Blame it on Thunderbolt’s price premium, or USB 3.0’s “good enough” competitiveness. Regardless, the enthusiasm of OEMs to place first-gen Thunderbolt ports on motherboards and notebooks was tepid at best. It picked up slightly for the next-generation of Thunderbolt, but not in any spectacular fashion.

So what’s Intel to do? Offer a Thunderbolt PCIe expansion card in order to speed up adoption.

Intel’s plan for Thunderbolt PCIe cards has not been finalized, and the slides seen by VR-Zone showed a lot was left to be determined. What the slides did reveal was a structured outline to bring Thunderbolt to a larger PC audience, with help from ODMs, via PCIe.

Intel is planning on designing a reference Thunderbolt add in card for ODM reference. ODMs will do the last leg of the design work, then manufacture the cards. Intel is planning on limiting the ODM pool to those who already have Thunderbolt motherboard designs. All add in cards and motherboards must be certified together and must contain prominent “Thunderbolt ready” identifiers according to Intel.

TBT2-10  TBT2-11

According to a slide that outlines the concept card’s specs, each add in card will contain a Falcon Ridge 2C controller, one Thunderbolt connector, one standard DP input connector, one GPIO header and cable and a bundled internal display port loopback cable. The card will require a PCIe x4 or wider slot from the motherboard’s platform controller hub, a supporting BIOS that can manage SMBus as well as hot plug events, and an internal display port output connector.

Below you can see an example of one of these cards from ASUS, the ThunderboltEX. The EX never made it into retail channels, but it’s a good example of what Intel is trying to achieve.

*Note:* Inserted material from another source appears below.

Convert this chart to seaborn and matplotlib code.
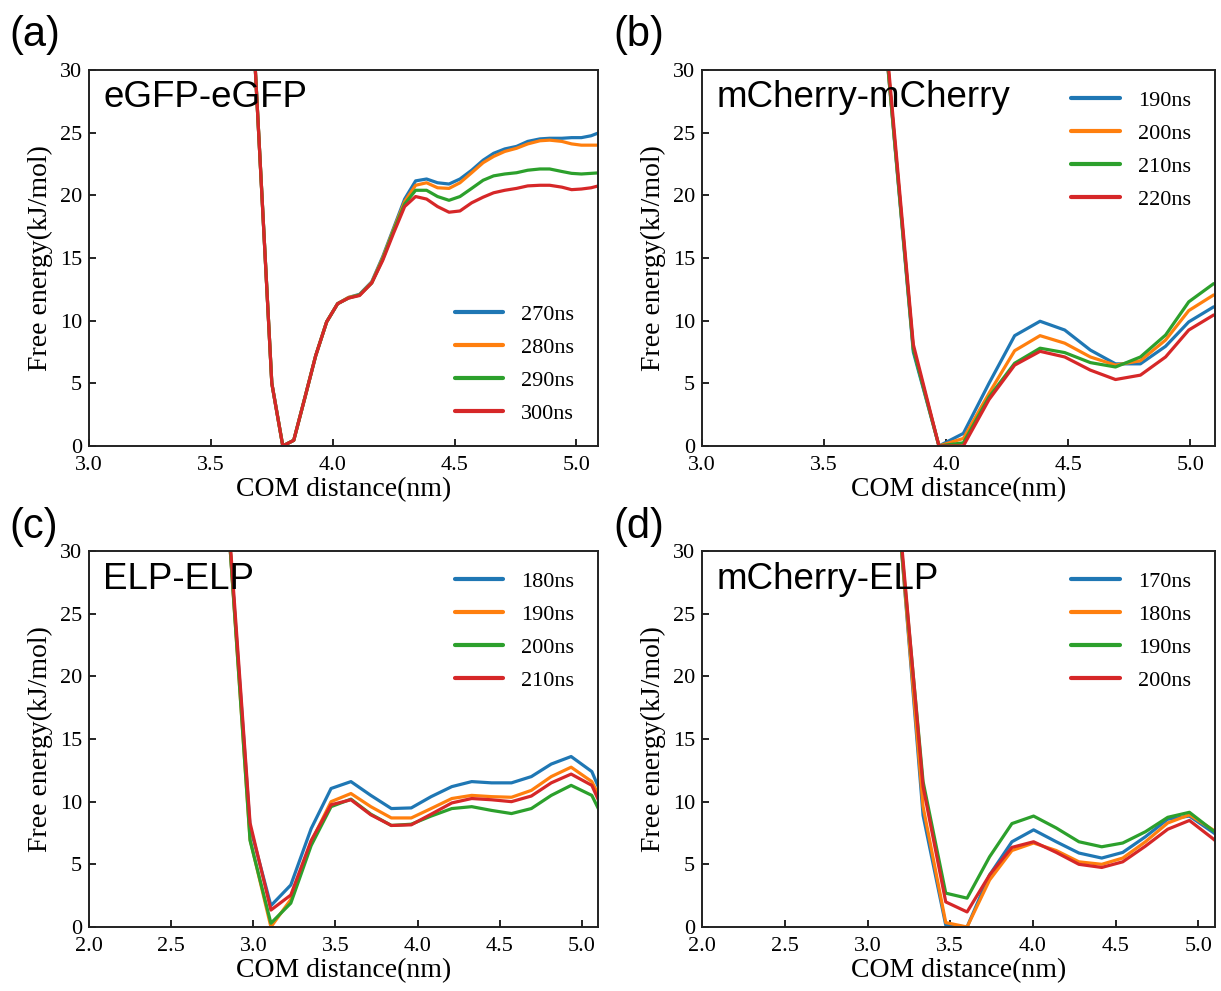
import numpy as np
import pandas as pd
import matplotlib
matplotlib.use('Agg')
import matplotlib.pyplot as plt
import seaborn as sns

sns.set_theme(style='white')
plt.rcParams['font.family'] = ['Liberation Serif', 'DejaVu Serif']
plt.rcParams['axes.unicode_minus'] = False
plt.rcParams['text.color'] = 'black'
plt.rcParams['axes.labelcolor'] = 'black'
plt.rcParams['xtick.color'] = 'black'
plt.rcParams['ytick.color'] = 'black'

# ---------------------------------------------------------------------------
# Data (free energy in kJ/mol vs COM distance in nm)
# ---------------------------------------------------------------------------

# (a) eGFP-eGFP
x_a = [3.65, 3.70, 3.75, 3.795, 3.84, 3.885, 3.93, 3.975, 4.02, 4.065, 4.11,
       4.16, 4.205, 4.25, 4.295, 4.34, 4.385, 4.43, 4.477, 4.522, 4.57, 4.617,
       4.66, 4.706, 4.754, 4.80, 4.85, 4.89, 4.94, 4.98, 5.02, 5.06, 5.10]
a_270 = [42, 23.5, 5.0, 0.0, 0.45, 3.8, 7.2, 9.9, 11.35, 11.85, 12.1, 13.1, 15.1, 17.4,
         19.7, 21.15, 21.3, 21.0, 20.9, 21.3, 22.0, 22.8, 23.35, 23.7, 23.9, 24.3,
         24.5, 24.55, 24.55, 24.6, 24.6, 24.75, 25.05]
a_280 = [42, 23.5, 5.0, 0.0, 0.45, 3.8, 7.2, 9.9, 11.35, 11.85, 12.05, 13.05, 15.0, 17.3,
         19.5, 20.8, 21.0, 20.6, 20.55, 21.0, 21.8, 22.6, 23.1, 23.5, 23.75, 24.1,
         24.35, 24.4, 24.3, 24.1, 24.0, 24.0, 24.0]
a_290 = [42, 23.5, 5.0, 0.0, 0.45, 3.8, 7.2, 9.9, 11.35, 11.8, 12.05, 13.0, 14.9, 17.2,
         19.3, 20.4, 20.4, 19.9, 19.6, 19.9, 20.55, 21.2, 21.55, 21.7, 21.8, 22.0,
         22.1, 22.1, 21.9, 21.75, 21.7, 21.75, 21.8]
a_300 = [42, 23.5, 5.0, 0.0, 0.45, 3.8, 7.2, 9.9, 11.35, 11.8, 12.0, 13.0, 14.8, 17.0,
         19.1, 19.9, 19.7, 19.1, 18.65, 18.75, 19.4, 19.85, 20.2, 20.4, 20.55, 20.75,
         20.8, 20.8, 20.65, 20.45, 20.5, 20.6, 20.8]

# (b) mCherry-mCherry
x_b = [3.66, 3.76, 3.865, 3.97, 4.07, 4.175, 4.28, 4.384, 4.485, 4.59, 4.693,
       4.795, 4.898, 4.993, 5.095]
b_190 = [50, 30.4, 7.5, 0.0, 1.0, 5.0, 8.8, 9.95, 9.25, 7.65, 6.55, 6.55, 7.95, 9.9, 11.1]
b_200 = [50, 30.5, 7.8, 0.0, 0.6, 4.2, 7.6, 8.8, 8.2, 7.1, 6.45, 6.8, 8.45, 10.8, 12.05]
b_210 = [50, 30.5, 7.7, 0.0, 0.25, 3.9, 6.6, 7.8, 7.45, 6.65, 6.3, 7.1, 8.85, 11.5, 12.95]
b_220 = [50, 31.0, 8.1, 0.0, 0.0, 3.7, 6.45, 7.55, 7.1, 6.05, 5.3, 5.65, 7.1, 9.25, 10.45]

# (c) ELP-ELP
x_c = [2.74, 2.86, 2.98, 3.107, 3.228, 3.352, 3.473, 3.594, 3.715, 3.84, 3.961,
       4.082, 4.208, 4.329, 4.45, 4.571, 4.692, 4.813, 4.934, 5.06, 5.18]
c_180 = [55, 30.0, 8.0, 1.7, 3.35, 7.85, 11.05, 11.6, 10.5, 9.45, 9.5, 10.4, 11.2,
         11.6, 11.5, 11.5, 12.0, 13.0, 13.6, 12.4, 8.7]
c_190 = [55, 30.0, 7.0, 0.0, 2.2, 6.8, 10.0, 10.65, 9.6, 8.7, 8.7, 9.45, 10.25,
         10.5, 10.4, 10.35, 10.9, 12.0, 12.75, 11.6, 8.5]
c_200 = [55, 30.0, 6.9, 0.3, 1.9, 6.5, 9.6, 10.2, 9.0, 8.1, 8.2, 8.85, 9.45,
         9.6, 9.3, 9.05, 9.45, 10.5, 11.3, 10.5, 7.3]
c_210 = [55, 30.5, 8.3, 1.35, 2.55, 6.9, 9.75, 10.15, 8.95, 8.1, 8.15, 9.0, 9.9,
         10.25, 10.15, 10.0, 10.45, 11.5, 12.2, 11.3, 7.8]

# (d) mCherry-ELP
x_d = [3.20, 3.336, 3.473, 3.602, 3.738, 3.873, 4.004, 4.141, 4.278, 4.416, 4.543,
       4.68, 4.815, 4.946, 5.083, 5.22]
d_170 = [31.0, 8.9, 0.15, 0.0, 4.15, 6.8, 7.75, 6.8, 5.9, 5.5, 5.95, 7.2, 8.6, 8.85, 7.6, 6.3]
d_180 = [31.0, 9.6, 0.35, 0.0, 3.75, 6.1, 6.7, 6.1, 5.2, 5.0, 5.5, 6.8, 8.3, 8.95, 7.8, 6.6]
d_190 = [31.0, 11.6, 2.7, 2.3, 5.6, 8.25, 8.85, 7.9, 6.8, 6.4, 6.7, 7.6, 8.75, 9.15, 7.75, 6.5]
d_200 = [31.5, 11.2, 2.0, 1.2, 4.15, 6.35, 6.8, 5.95, 5.0, 4.75, 5.2, 6.45, 7.8, 8.5, 7.1, 5.6]

panels = [
    ('(a)', 'eGFP-eGFP', x_a, {'270ns': a_270, '280ns': a_280, '290ns': a_290, '300ns': a_300},
     (3.0, 5.09), np.arange(3.0, 5.01, 0.5), 'lower right'),
    ('(b)', 'mCherry-mCherry', x_b, {'190ns': b_190, '200ns': b_200, '210ns': b_210, '220ns': b_220},
     (3.0, 5.1), np.arange(3.0, 5.01, 0.5), 'upper right'),
    ('(c)', 'ELP-ELP', x_c, {'180ns': c_180, '190ns': c_190, '200ns': c_200, '210ns': c_210},
     (2.0, 5.1), np.arange(2.0, 5.01, 0.5), 'upper right'),
    ('(d)', 'mCherry-ELP', x_d, {'170ns': d_170, '180ns': d_180, '190ns': d_190, '200ns': d_200},
     (2.0, 5.1), np.arange(2.0, 5.01, 0.5), 'upper right'),
]

# axes rectangles in figure fractions: left, bottom, width, height
rects = [
    [0.0729, 0.5500, 0.4172, 0.3794],
    [0.5750, 0.5500, 0.4200, 0.3794],
    [0.0729, 0.0646, 0.4172, 0.3794],
    [0.5750, 0.0646, 0.4200, 0.3794],
]
label_pos = [(0.008, 0.985), (0.502, 0.985), (0.008, 0.488), (0.502, 0.488)]

colors = sns.color_palette('tab10')[:4]

fig = plt.figure(figsize=(12.21, 9.91), dpi=100)

for (plabel, title, xs, series, xlim, xticks, legloc), rect, lpos in zip(panels, rects, label_pos):
    ax = fig.add_axes(rect)
    df = pd.DataFrame({'x': np.tile(xs, len(series)),
                       'y': np.concatenate([series[k] for k in series]),
                       'time': np.repeat(list(series.keys()), len(xs))})
    sns.lineplot(data=df, x='x', y='y', hue='time', palette=colors, linewidth=2.3,
                 ax=ax, legend=True, sort=False)
    ax.set_xlim(*xlim)
    ax.set_ylim(0, 30)
    ax.set_xticks(xticks)
    ax.set_xticklabels([f'{t:.1f}' for t in xticks])
    ax.set_yticks(np.arange(0, 31, 5))
    ax.tick_params(direction='in', length=5, width=1.2, labelsize=16,
                   bottom=True, left=True, top=False, right=False)
    ax.tick_params(axis='x', pad=7)
    ax.tick_params(axis='y', pad=5)
    for sp in ax.spines.values():
        sp.set_color('#222222')
        sp.set_linewidth(1.4)
    ax.set_xlabel('COM distance(nm)', fontsize=20, labelpad=2)
    ax.set_ylabel('Free energy(kJ/mol)', fontsize=20, labelpad=5)

    handles, labels = ax.get_legend_handles_labels()
    if legloc == 'lower right':
        leg = ax.legend(handles, labels, loc='lower right', bbox_to_anchor=(0.97, 0.034),
                        frameon=False, fontsize=16, handlelength=2.2, handletextpad=0.8,
                        labelspacing=0.56, borderaxespad=0)
    else:
        leg = ax.legend(handles, labels, loc='upper right', bbox_to_anchor=(0.97, 0.97),
                        frameon=False, fontsize=16, handlelength=2.2, handletextpad=0.8,
                        labelspacing=0.56, borderaxespad=0)
    for line in leg.get_lines():
        line.set_linewidth(3.0)

    ax.text(0.028, 0.972, title, transform=ax.transAxes, ha='left', va='top',
            fontsize=26.5, color='black', family=['Liberation Sans', 'DejaVu Sans'])
    fig.text(lpos[0], lpos[1], plabel, ha='left', va='top', fontsize=30, color='black',
             family=['Liberation Sans', 'DejaVu Sans'])

fig.savefig('out.png', dpi=100, facecolor='white')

In the peripheral connectivity sector the competition is fierce, and Intel needs to do all it can to get Thunderbolt into as many PCs are possible. This effort it handicapped by some bad press coming from earlier this year, most notably USB 3.0 beating Thunderbolt at a transfer test. Pushing out Thunderbolt via PCIe cards can lift Thunderbolt’s numbers and bring its price down by busting Intel’s self-constructed monopoly.

An example of this can be found in Delock’s Thunderbolt to SATA adapter. It’s powered by the ASmedia controller, which it isn’t clear if its officially licensed by Intel or not. Regardless, it’s priced aggressively at approximately $130 USD (converted from 12,800 Japanese Yen) which forces down prices over similar products in the market.

Intel’s Thunderbolt PCIe push will have a similar effect of the PC market. Thunderbolt will never be near USB 3.0 territory, but it was never meant to be. It was always intended to be the premium of the two connectivity protocols, but if Intel can get the price down it will be much more competitive.